Here's one way to measure if a proposal to change the political power structure would accomplish its goal: Watch how fast those who would be affected try to kill it.

Judging by the lightning-quick response from some Arizona lawmakers, the Open Government/Open Elections voter-initiative is potent.

Assuming the initiative makes it onto the Nov. 6 ballot - and that looks fairly certain, given that supporters have turned in more than 365,000 signatures from every county in the state, about 100,000 more than needed - voters could scrap the party-based primary-election system and replace it with a nonpartisan process in which every candidate runs in the primary and the top two vote-earners move on to the general election.

On Friday afternoon Gov. Jan Brewer was expected to call a special session so Republican lawmakers could place a competing measure on the Nov. 6 ballot. But by Friday evening her fellow Republicans made it clear her plan didn't go far enough and they wouldn't support it. The effort to confuse voters failed - for now - but not for lack of trying.

The open-primary supporters have been working for months, passing petitions and educating Arizonans about their proposal. Their ballot initiative is not a surprise.

Explanations about the lawmakers' timing, coming one day after the Open Government/ Open Elections supporters turned in their petition signatures, would be laughable were it not so obvious.

Legislators - specifically the Republican majority, which sets the agenda - managed to close out the regular legislative session without fixing a problem that suddenly became so monumentally urgent Brewer decided it required a short-notice special session called in July.

On Friday, when the special session still seemed viable, Brewer denied that she and lawmakers were trying to confuse voters - but Republican Sen. Frank Antenori, who came in third out of four candidates in the Republican primary for the Congressional District 8 special election, told the Arizona Republic that more than one ballot measure on the same topic confuses voters. And that's the point.

Ultimately, however, he and others decided not to support Brewer's plan, so no more need for a special session.
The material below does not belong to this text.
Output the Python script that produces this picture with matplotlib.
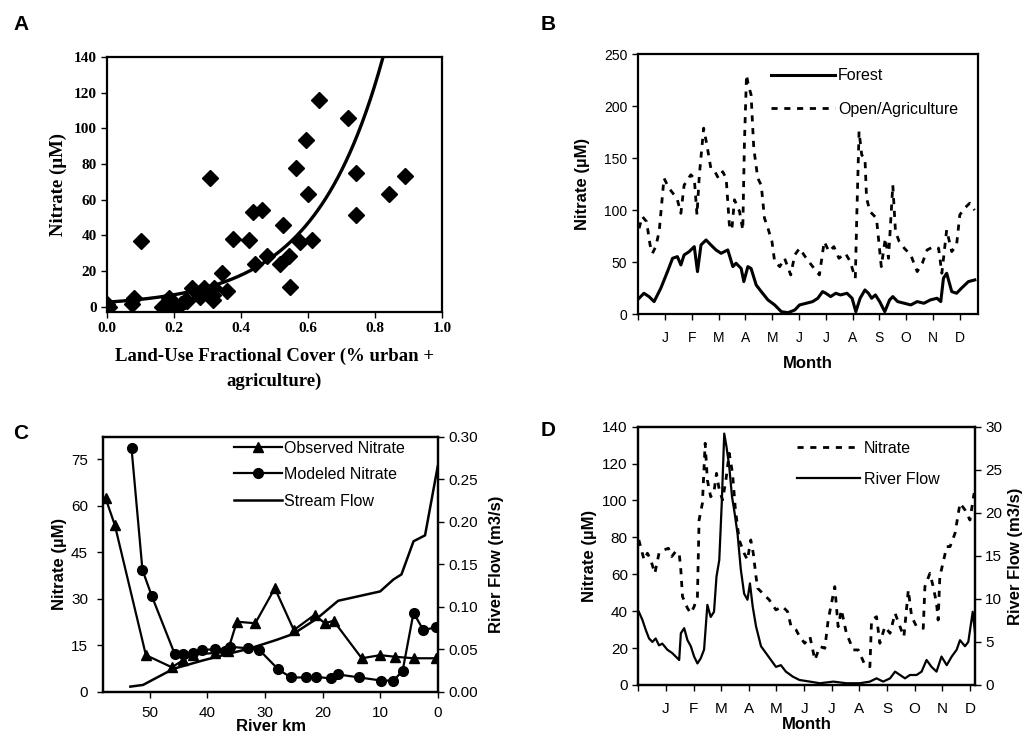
import numpy as np
import matplotlib
matplotlib.use('Agg')
import matplotlib.pyplot as plt
from matplotlib.ticker import FormatStrFormatter

plt.rcParams['font.family'] = ['Liberation Sans', 'DejaVu Sans']
plt.rcParams['axes.linewidth'] = 1.6

# ---- panel A: nitrate vs land use ----
landuse = [0.0, 0.005, 0.074, 0.08, 0.10, 0.165, 0.178, 0.185, 0.195, 0.20, 0.22, 0.233,
           0.24, 0.255, 0.278, 0.29, 0.306, 0.315, 0.317, 0.32, 0.343, 0.358, 0.375, 0.423,
           0.435, 0.443, 0.463, 0.478, 0.515, 0.525, 0.542, 0.547, 0.565, 0.577, 0.595,
           0.599, 0.612, 0.632, 0.72, 0.744, 0.744, 0.841, 0.889]
nitrate_a = [1.5, 0, 1.5, 5, 37, 0, 0.5, 5, 2.5, 0, 1.5, 3.4,
             3, 10.5, 5.2, 10.5, 72, 3.5, 6.6, 10.5, 19, 9, 38, 37.5,
             53, 24, 54, 28.6, 24, 45.5, 28.6, 11, 77.7, 36, 93.6,
             63, 37.5, 116, 105.7, 75, 51.5, 63, 73]
fit_a = 2.5
fit_b = 4.885

# ---- panel B: nitrate by land cover through the year ----
month_labels = ['', 'J', 'F', 'M', 'A', 'M', 'J', 'J', 'A', 'S', 'O', 'N', 'D']
open_month = [0.03, 0.15, 0.31, 0.44, 0.53, 0.65, 0.78, 0.96, 1.15, 1.34,
              1.46, 1.59, 1.71, 1.96, 2.09, 2.19, 2.28, 2.44, 2.56, 2.71,
              2.86, 2.99, 3.15, 3.28, 3.40, 3.49, 3.59, 3.78, 3.90, 3.96,
              4.04, 4.11, 4.21, 4.31, 4.46, 4.59, 4.71, 4.84, 4.99, 5.09,
              5.28, 5.46, 5.69, 5.84,
              6.02, 6.27, 6.51, 6.76, 6.94, 7.12, 7.30, 7.49, 7.73, 7.91,
              8.10, 8.16, 8.24, 8.34, 8.46, 8.52, 8.65, 8.89, 9.07, 9.22,
              9.34, 9.50, 9.60, 9.74, 9.93, 10.17, 10.41, 10.60, 10.78, 11.02,
              11.21, 11.33, 11.51, 11.70, 11.88, 12.00, 12.18, 12.37, 12.55]
open_no3 = [82.6, 93.9, 89, 66.6, 58.6, 65, 79.4, 130.7, 121, 114.7,
            110, 97, 124, 134, 130.7, 95.5, 134, 178.8, 162.8, 140,
            137, 130.7, 137, 130.7, 85.9, 81, 110, 98.7, 81, 162.8,
            230, 220, 211, 159.6, 130.7, 124, 92.3, 82.6, 69.8, 50.6,
            45.8, 53.8, 37.8, 57,
            63.4, 53.8, 45.8, 37.8, 69.8, 60.2, 65, 53.8, 58.6, 50.6,
            34.6, 98.7, 175.6, 153, 150, 111.5, 98.7, 92.3, 45.8, 73,
            53.8, 124, 79.4, 69.8, 63.4, 57, 41, 49, 61.8, 65,
            63.4, 39.4, 81, 60.2, 66.6, 95.5, 101.9, 106.7, 100]
forest_month = [0.03, 0.21, 0.40, 0.59, 0.84, 1.09, 1.28, 1.46, 1.59, 1.71,
                1.90, 2.09, 2.21, 2.34, 2.53, 2.71, 2.90, 3.09, 3.34, 3.53,
                3.65, 3.84, 3.94, 4.09, 4.21, 4.40, 4.59, 4.84, 5.09, 5.34,
                5.59, 5.84,
                6.02, 6.27, 6.51, 6.70, 6.88, 7.00, 7.18, 7.37, 7.55, 7.79,
                7.98, 8.12, 8.28, 8.46, 8.59, 8.71, 8.85, 9.01, 9.20, 9.38,
                9.50, 9.68, 9.93, 10.17, 10.41, 10.66, 10.90, 11.15, 11.29, 11.39,
                11.51, 11.70, 11.88, 12.06, 12.32, 12.56]
forest_no3 = [15.4, 20.2, 17, 12.2, 25, 41, 53.8, 55.4, 47.4, 57,
              60.2, 65, 41, 66.6, 71.4, 66.6, 61.8, 58.6, 61.8, 45.8,
              49, 44, 31.4, 45.8, 44, 28.2, 21.8, 13.8, 9, 2.5,
              1.6, 4.1,
              9, 10.6, 12.2, 15.4, 21.8, 20.2, 17, 20.2, 18.6, 20.2,
              15.4, 2.5, 15.4, 23.4, 20.2, 15.4, 18.6, 12.2, 2.5, 13.8,
              17, 12.2, 10.6, 9, 12.2, 10.6, 13.8, 15.4, 12.2, 34.6,
              39.4, 21.8, 20.2, 25, 31.4, 33]

# ---- panel C: along the river ----
obs_km = [57.7, 56.1, 50.7, 46.2, 44.2, 42.5, 38.7, 36.5, 34.9, 31.7,
          28.3, 25.0, 21.4, 19.6, 18.1, 13.2, 10.0, 7.5, 4.2, 0.3]
obs_no3 = [62.4, 53.8, 11.8, 7.9, 10.2, 12.0, 12.5, 13.0, 22.6, 22.1,
           33.4, 19.9, 24.8, 22.1, 22.9, 10.8, 11.8, 11.3, 10.8, 10.8]
mod_km = [53.2, 51.3, 49.7, 45.7, 44.2, 42.5, 41.0, 38.7, 37.0, 36.1,
          32.9, 31.0, 27.7, 25.5, 22.9, 21.1, 18.6, 17.4, 13.6, 9.8,
          7.7, 6.1, 4.2, 2.5, 0.3]
mod_no3 = [78.6, 39.3, 31.0, 12.2, 12.2, 12.6, 13.5, 13.7, 13.2, 14.5,
           14.0, 13.5, 7.2, 4.6, 4.6, 4.8, 4.3, 5.6, 4.6, 3.6,
           3.6, 6.7, 25.5, 19.9, 20.8]
flow_km = [53.4, 51.2, 45.9, 40.7, 36.7, 32.6, 28.0, 25.1, 21.0, 17.3,
           10.0, 7.7, 6.3, 4.2, 2.2, 0.0]
flow_c = [0.006, 0.008, 0.027, 0.037, 0.044, 0.051, 0.061, 0.068, 0.086, 0.107,
          0.118, 0.132, 0.138, 0.177, 0.184, 0.265]

# ---- panel D: river nitrate and flow through the year ----
d_no3_month = [0.02, 0.21, 0.33, 0.45, 0.60, 0.75, 0.93, 1.09, 1.21, 1.35,
               1.48, 1.54, 1.60, 1.78, 1.90, 2.02, 2.14, 2.20, 2.32, 2.42,
               2.50, 2.62, 2.74, 2.83, 2.93, 3.05, 3.17, 3.29, 3.41, 3.51,
               3.65, 3.83, 3.95, 4.07, 4.16, 4.26, 4.32, 4.50, 4.74, 4.98,
               5.22, 5.40, 5.53, 5.71,
               5.84, 6.02, 6.21, 6.39, 6.57, 6.75, 6.87, 6.99, 7.11, 7.23,
               7.35, 7.53, 7.78, 7.96, 8.20, 8.38, 8.44, 8.62, 8.74, 8.92,
               9.11, 9.29, 9.47, 9.61, 9.77, 9.89, 10.07, 10.31, 10.37, 10.55,
               10.67, 10.79, 10.85, 10.91, 11.16, 11.28, 11.46, 11.64, 11.82, 12.00,
               12.15]
d_no3 = [78.6, 67.8, 71.4, 67.8, 60.5, 71.4, 73.2, 74.1, 69.6, 72.3,
         71.4, 62.3, 47.9, 41.6, 38.9, 42.5, 47.9, 89.4, 98.5, 131,
         111, 102, 104.8, 114.7, 105.7, 100.3, 111, 125.6, 114.7, 95.8,
         78.6, 71.4, 67.8, 78.6, 71.4, 58.7, 52.4, 49.7, 46.1, 40.7,
         42.5, 39.8, 31.6, 29.8,
         26.2, 22.6, 26.2, 13.6, 20.8, 19.9, 35.2, 44.3, 53.3, 31.6,
         40.7, 28, 19, 19, 10.8, 9.9, 35.2, 37, 22.6, 31.6,
         28, 38.9, 31.6, 26.2, 51.5, 37, 31.6, 30.7, 53.3, 60.5,
         53.3, 44.3, 35.2, 58.7, 75, 75, 82.2, 98.5, 94.9, 89.4,
         104]
d_flow_month = [0.02, 0.15, 0.27, 0.39, 0.51, 0.63, 0.75, 0.87, 1.05, 1.23,
                1.48, 1.54, 1.66, 1.78, 1.90, 2.02, 2.14, 2.26, 2.38, 2.50,
                2.62, 2.74, 2.83, 2.93, 3.02, 3.11, 3.19, 3.29, 3.39, 3.47,
                3.59, 3.71, 3.83, 3.95, 4.04, 4.14, 4.26, 4.44, 4.62, 4.80,
                4.98, 5.16, 5.34, 5.59, 5.83,
                6.21, 6.57, 7.06, 7.53, 8.01, 8.38, 8.62, 8.86, 9.11, 9.29,
                9.47, 9.65, 9.83, 10.07, 10.25, 10.43, 10.61, 10.79, 10.97, 11.16,
                11.34, 11.52, 11.64, 11.82, 11.94, 12.10, 12.20]
d_flow = [8.5, 7.55, 6.4, 5.4, 5.0, 5.4, 4.6, 4.8, 4.1, 3.7,
          2.9, 6.0, 6.6, 5.2, 4.5, 3.3, 2.5, 3.1, 4.1, 9.3,
          7.9, 8.5, 12.6, 14.5, 21.1, 29.2, 27.7, 25.4, 21.9, 20.3,
          17.6, 13.4, 10.6, 9.9, 11.8, 9.1, 6.8, 4.5, 3.7, 2.9,
          2.1, 2.3, 1.55, 0.97, 0.58,
          0.39, 0.2, 0.39, 0.2, 0.2, 0.39, 0.77, 0.39, 0.77, 1.55,
          1.16, 0.77, 1.16, 1.16, 1.55, 2.9, 2.1, 1.55, 3.3, 2.3,
          3.3, 4.1, 5.2, 4.5, 5.0, 8.5, 5.6]

fig = plt.figure(figsize=(10.27, 7.34), dpi=100)

serif = 'Liberation Serif'

# ---------- A ----------
ax_a = fig.add_axes([0.1042, 0.575, 0.3262, 0.3474])
ax_a.plot(landuse, nitrate_a, 'D', color='black', ms=8.5, zorder=3)
xs = np.linspace(0, 0.9, 300)
ax_a.plot(xs, fit_a * np.exp(fit_b * xs), color='black', lw=2.4)
ax_a.set_xlim(0, 1.0)
ax_a.set_ylim(-3, 140)
ax_a.set_xticks(np.arange(0, 1.01, 0.2))
ax_a.set_yticks(np.arange(0, 141, 20))
ax_a.xaxis.set_major_formatter(FormatStrFormatter('%.1f'))
ax_a.tick_params(direction='out', length=4, width=1, labelsize=11)
for lab in ax_a.get_xticklabels() + ax_a.get_yticklabels():
    lab.set_fontfamily(serif)
    lab.set_fontweight('bold')
ax_a.set_xlabel('Land-Use Fractional Cover (% urban +\nagriculture)', family=serif,
                fontweight='bold', fontsize=13.5, labelpad=9, linespacing=1.6)
ax_a.set_ylabel('Nitrate (\u00b5M)', family=serif, fontweight='bold', fontsize=13.5, labelpad=5)

# ---------- B ----------
ax_b = fig.add_axes([0.6215, 0.5718, 0.3308, 0.3546])
ax_b.plot(forest_month, forest_no3, color='black', lw=2.2, label='Forest')
ax_b.plot(open_month, open_no3, color='black', lw=2.0, linestyle=(0, (2.2, 2.4)),
          label='Open/Agriculture')
ax_b.set_xlim(0, 12.68)
ax_b.set_ylim(0, 250)
ax_b.set_xticks(range(13))
ax_b.set_xticklabels(month_labels)
ax_b.set_yticks(range(0, 251, 50))
ax_b.tick_params(direction='out', length=4, width=1, labelsize=10, pad=8)
ax_b.tick_params(axis='y', pad=4)
ax_b.set_xlabel('Month', fontweight='bold', fontsize=12, labelpad=8)
ax_b.set_ylabel('Nitrate (\u00b5M)', fontweight='bold', fontsize=12, labelpad=10)
ax_b.legend(loc='upper left', bbox_to_anchor=(0.39, 0.945), frameon=False, fontsize=11.5,
            handlelength=4.0, handletextpad=0.2, labelspacing=1.15, borderpad=0,
            borderaxespad=0)

# ---------- C ----------
ax_c = fig.add_axes([0.1006, 0.0576, 0.3256, 0.3474])
l1, = ax_c.plot(obs_km, obs_no3, '-^', color='black', lw=1.6, ms=7.5, label='Observed Nitrate')
l2, = ax_c.plot(mod_km, mod_no3, '-o', color='black', lw=1.6, ms=7, label='Modeled Nitrate')
ax_c.set_xlim(58.1, 0)
ax_c.set_ylim(0, 82.3)
ax_c.set_xticks(range(50, -1, -10))
ax_c.set_yticks(range(0, 76, 15))
ax_c.tick_params(direction='out', length=4, width=1, labelsize=11)
ax_c.tick_params(axis='x', pad=6)
ax_c.tick_params(axis='y', pad=7)
ax_c.set_xlabel('River km', fontweight='bold', fontsize=12, labelpad=-0.5)
ax_c.set_ylabel('Nitrate (\u00b5M)', fontweight='bold', fontsize=12, labelpad=3)
ax_c2 = ax_c.twinx()
l3, = ax_c2.plot(flow_km, flow_c, color='black', lw=1.8, label='Stream Flow')
ax_c2.set_ylim(0, 0.30)
ax_c2.set_yticks(np.arange(0, 0.31, 0.05))
ax_c2.yaxis.set_major_formatter(FormatStrFormatter('%.2f'))
ax_c2.tick_params(direction='out', length=4, width=1, labelsize=11)
ax_c2.set_ylabel('River Flow (m3/s)', fontweight='bold', fontsize=12, labelpad=8)
ax_c2.legend(handles=[l1, l2, l3], loc='upper left', bbox_to_anchor=(0.39, 0.985),
             frameon=False, fontsize=11.5, handlelength=3.0, handletextpad=0.15,
             labelspacing=0.72, borderpad=0, borderaxespad=0)

# ---------- D ----------
ax_d = fig.add_axes([0.6215, 0.0668, 0.3278, 0.3519])
m1, = ax_d.plot(d_no3_month, d_no3, color='black', lw=2.0, linestyle=(0, (2.2, 2.4)),
                label='Nitrate')
ax_d.set_xlim(0, 12.18)
ax_d.set_ylim(0, 140)
ax_d.set_xticks(range(13))
ax_d.set_xticklabels(month_labels)
ax_d.set_yticks(range(0, 141, 20))
ax_d.tick_params(direction='out', length=4, width=1, labelsize=11)
ax_d.tick_params(axis='x', pad=8)
ax_d.set_xlabel('Month', fontweight='bold', fontsize=12, labelpad=1)
ax_d.set_ylabel('Nitrate (\u00b5M)', fontweight='bold', fontsize=12, labelpad=4)
ax_d2 = ax_d.twinx()
m2, = ax_d2.plot(d_flow_month, d_flow, color='black', lw=1.6, label='River Flow')
ax_d2.set_ylim(0, 30)
ax_d2.set_yticks(range(0, 31, 5))
ax_d2.tick_params(direction='out', length=4, width=1, labelsize=11)
ax_d2.set_ylabel('River Flow (m3/s)', fontweight='bold', fontsize=12, labelpad=4)
ax_d2.legend(handles=[m1, m2], loc='upper left', bbox_to_anchor=(0.47, 0.945),
             frameon=False, fontsize=11.5, handlelength=4.0, handletextpad=0.2,
             labelspacing=1.0, borderpad=0, borderaxespad=0)

for label, x, y in [('A', 0.013, 0.966), ('B', 0.526, 0.966),
                    ('C', 0.013, 0.409), ('D', 0.526, 0.414)]:
    fig.text(x, y, label, fontsize=15, fontweight='bold', va='center')

fig.savefig('out.png', dpi=100)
The effort to confuse voters by placing a competing measure on the ballot - if neither garners 50 percent of the votes, they both fail - was derailed not because elected officials decided to respect the choice of Arizonans, but because they couldn't agree on a competing proposal. The will to obstruct voters was there, the details were not.

Republican protestations that voters would be misled in an open-primary system are specious. Take, for example, the possible scenario, as outlined by House Majority Whip Debbie Lesko, R-Glendale.

"A conservative candidate could run in a Democratic-dominated district and call themselves whatever they want," she said. "It could be deceiving."

If Lesko seriously thinks that any candidate could keep up that level of ideological deception throughout an entire primary season, she gives politicians far more credit - and voters far less - than we do.

The number of voters registered as "independent" has increased in recent years, as they've abandoned entrenched political parties. Independents can vote in Arizona primaries, but they must chose a specific party ballot, which limits their choices of candidates. The open-primary system would change this, for all voters.

More than 365,000 registered voters across the state have said they want the opportunity to vote on the Open Government/Open Elections proposal. For lawmakers to try to come in now, in a transparent attempt to derail that effort, is an insult to every Arizonan.

Legislators who sought to muddy the issue and add their own primary proposal to the ballot are not concerned that the primary system doesn't work, but because it does work - for them.

We need an election system that works for the benefit of all Arizonans.

Brewer and the lawmakers who sought to monkey-wrench the open-primary ballot measure by confusing voters have revealed only their own insecurities.